What to produce
Begin with the first line of the material and copy each line word for word through the line that contains "(f1d) -- (f1e);"; the pictures are left out.

START

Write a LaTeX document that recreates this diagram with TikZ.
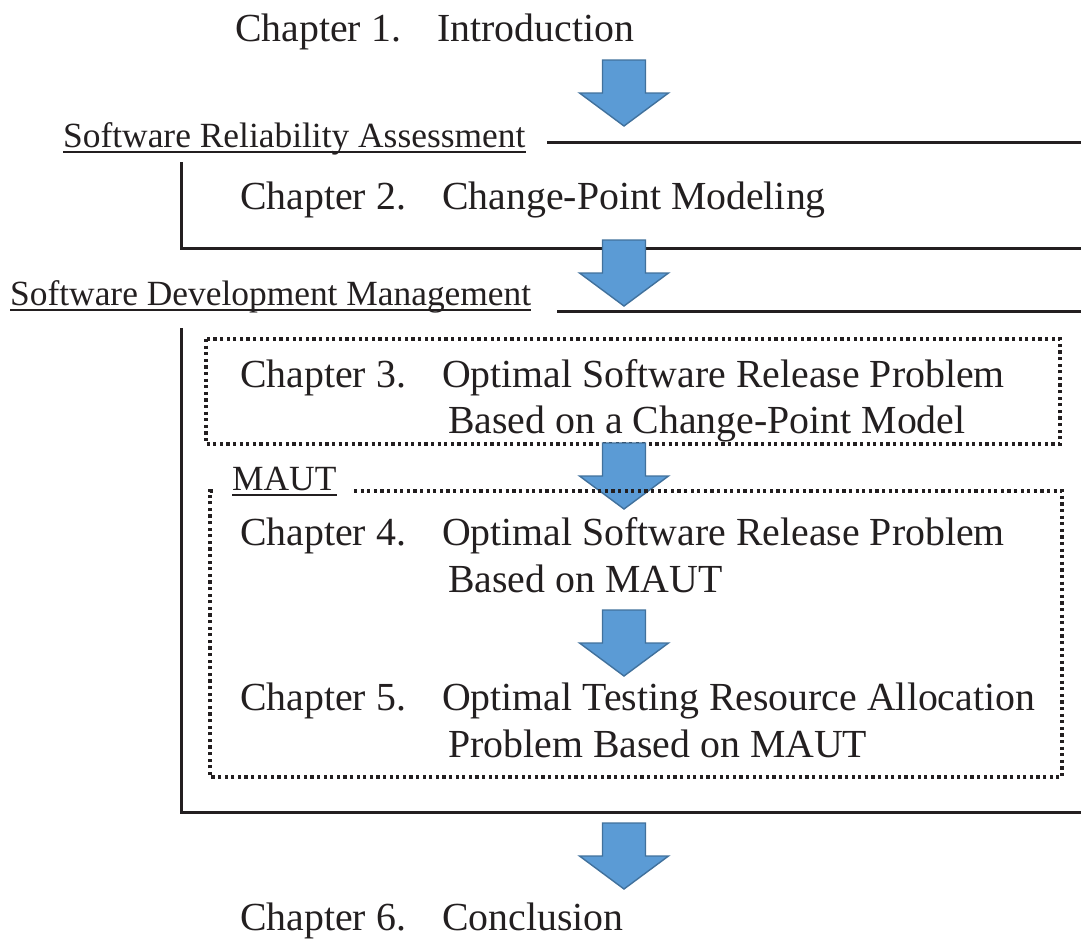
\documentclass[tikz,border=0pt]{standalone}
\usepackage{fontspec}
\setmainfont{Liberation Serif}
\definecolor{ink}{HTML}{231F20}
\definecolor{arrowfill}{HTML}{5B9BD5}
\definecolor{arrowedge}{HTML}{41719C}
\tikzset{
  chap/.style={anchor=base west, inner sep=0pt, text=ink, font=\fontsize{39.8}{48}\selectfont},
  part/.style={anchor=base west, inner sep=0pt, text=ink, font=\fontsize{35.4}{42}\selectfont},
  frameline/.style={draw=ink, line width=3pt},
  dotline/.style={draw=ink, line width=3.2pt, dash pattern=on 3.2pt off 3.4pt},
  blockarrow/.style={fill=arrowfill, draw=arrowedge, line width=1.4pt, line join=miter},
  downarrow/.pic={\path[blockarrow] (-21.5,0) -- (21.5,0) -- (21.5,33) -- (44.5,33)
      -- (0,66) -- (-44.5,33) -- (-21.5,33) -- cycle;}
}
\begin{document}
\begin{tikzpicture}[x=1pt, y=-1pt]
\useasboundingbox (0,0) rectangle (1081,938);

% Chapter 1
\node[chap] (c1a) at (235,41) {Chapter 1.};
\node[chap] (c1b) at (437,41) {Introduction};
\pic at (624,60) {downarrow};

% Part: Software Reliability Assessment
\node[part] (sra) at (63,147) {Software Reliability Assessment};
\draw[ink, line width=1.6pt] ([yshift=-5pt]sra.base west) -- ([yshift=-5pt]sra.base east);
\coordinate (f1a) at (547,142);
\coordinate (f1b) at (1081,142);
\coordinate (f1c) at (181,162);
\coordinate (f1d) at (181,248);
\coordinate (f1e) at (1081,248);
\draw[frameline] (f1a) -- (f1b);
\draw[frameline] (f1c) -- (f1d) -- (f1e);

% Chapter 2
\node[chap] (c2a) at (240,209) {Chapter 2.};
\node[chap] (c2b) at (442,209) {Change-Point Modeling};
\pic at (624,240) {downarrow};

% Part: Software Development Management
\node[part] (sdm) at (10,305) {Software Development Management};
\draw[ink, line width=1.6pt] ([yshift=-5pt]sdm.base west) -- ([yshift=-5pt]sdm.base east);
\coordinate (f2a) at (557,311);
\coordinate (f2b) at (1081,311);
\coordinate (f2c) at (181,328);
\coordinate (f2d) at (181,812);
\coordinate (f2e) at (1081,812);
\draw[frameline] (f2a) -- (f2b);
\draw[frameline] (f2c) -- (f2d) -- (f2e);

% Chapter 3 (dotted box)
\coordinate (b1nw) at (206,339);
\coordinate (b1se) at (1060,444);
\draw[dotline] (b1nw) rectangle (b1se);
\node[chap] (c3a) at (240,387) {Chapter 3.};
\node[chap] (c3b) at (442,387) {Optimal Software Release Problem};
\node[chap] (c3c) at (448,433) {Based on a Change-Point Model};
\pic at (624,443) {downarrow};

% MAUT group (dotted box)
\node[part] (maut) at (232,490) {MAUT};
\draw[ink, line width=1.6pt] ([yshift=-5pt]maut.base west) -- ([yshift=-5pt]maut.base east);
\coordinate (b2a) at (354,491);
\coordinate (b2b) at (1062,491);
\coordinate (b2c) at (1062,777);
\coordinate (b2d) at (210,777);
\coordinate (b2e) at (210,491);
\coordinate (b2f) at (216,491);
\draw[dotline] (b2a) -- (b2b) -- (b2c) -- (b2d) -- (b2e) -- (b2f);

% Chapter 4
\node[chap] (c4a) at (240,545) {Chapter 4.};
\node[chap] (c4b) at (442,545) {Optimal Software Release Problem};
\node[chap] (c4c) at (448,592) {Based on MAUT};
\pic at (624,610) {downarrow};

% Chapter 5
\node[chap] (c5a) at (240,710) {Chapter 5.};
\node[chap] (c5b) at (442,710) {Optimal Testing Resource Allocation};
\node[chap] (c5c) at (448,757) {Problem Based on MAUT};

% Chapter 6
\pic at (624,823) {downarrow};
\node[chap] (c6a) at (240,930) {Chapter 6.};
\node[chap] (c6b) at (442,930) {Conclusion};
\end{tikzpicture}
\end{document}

END

Completed task
Write a LaTeX document that recreates this diagram with TikZ.
\documentclass[tikz,border=0pt]{standalone}
\usepackage{fontspec}
\setmainfont{Liberation Serif}
\definecolor{ink}{HTML}{231F20}
\definecolor{arrowfill}{HTML}{5B9BD5}
\definecolor{arrowedge}{HTML}{41719C}
\tikzset{
  chap/.style={anchor=base west, inner sep=0pt, text=ink, font=\fontsize{39.8}{48}\selectfont},
  part/.style={anchor=base west, inner sep=0pt, text=ink, font=\fontsize{35.4}{42}\selectfont},
  frameline/.style={draw=ink, line width=3pt},
  dotline/.style={draw=ink, line width=3.2pt, dash pattern=on 3.2pt off 3.4pt},
  blockarrow/.style={fill=arrowfill, draw=arrowedge, line width=1.4pt, line join=miter},
  downarrow/.pic={\path[blockarrow] (-21.5,0) -- (21.5,0) -- (21.5,33) -- (44.5,33)
      -- (0,66) -- (-44.5,33) -- (-21.5,33) -- cycle;}
}
\begin{document}
\begin{tikzpicture}[x=1pt, y=-1pt]
\useasboundingbox (0,0) rectangle (1081,938);

% Chapter 1
\node[chap] (c1a) at (235,41) {Chapter 1.};
\node[chap] (c1b) at (437,41) {Introduction};
\pic at (624,60) {downarrow};

% Part: Software Reliability Assessment
\node[part] (sra) at (63,147) {Software Reliability Assessment};
\draw[ink, line width=1.6pt] ([yshift=-5pt]sra.base west) -- ([yshift=-5pt]sra.base east);
\coordinate (f1a) at (547,142);
\coordinate (f1b) at (1081,142);
\coordinate (f1c) at (181,162);
\coordinate (f1d) at (181,248);
\coordinate (f1e) at (1081,248);
\draw[frameline] (f1a) -- (f1b);
\draw[frameline] (f1c) -- (f1d) -- (f1e);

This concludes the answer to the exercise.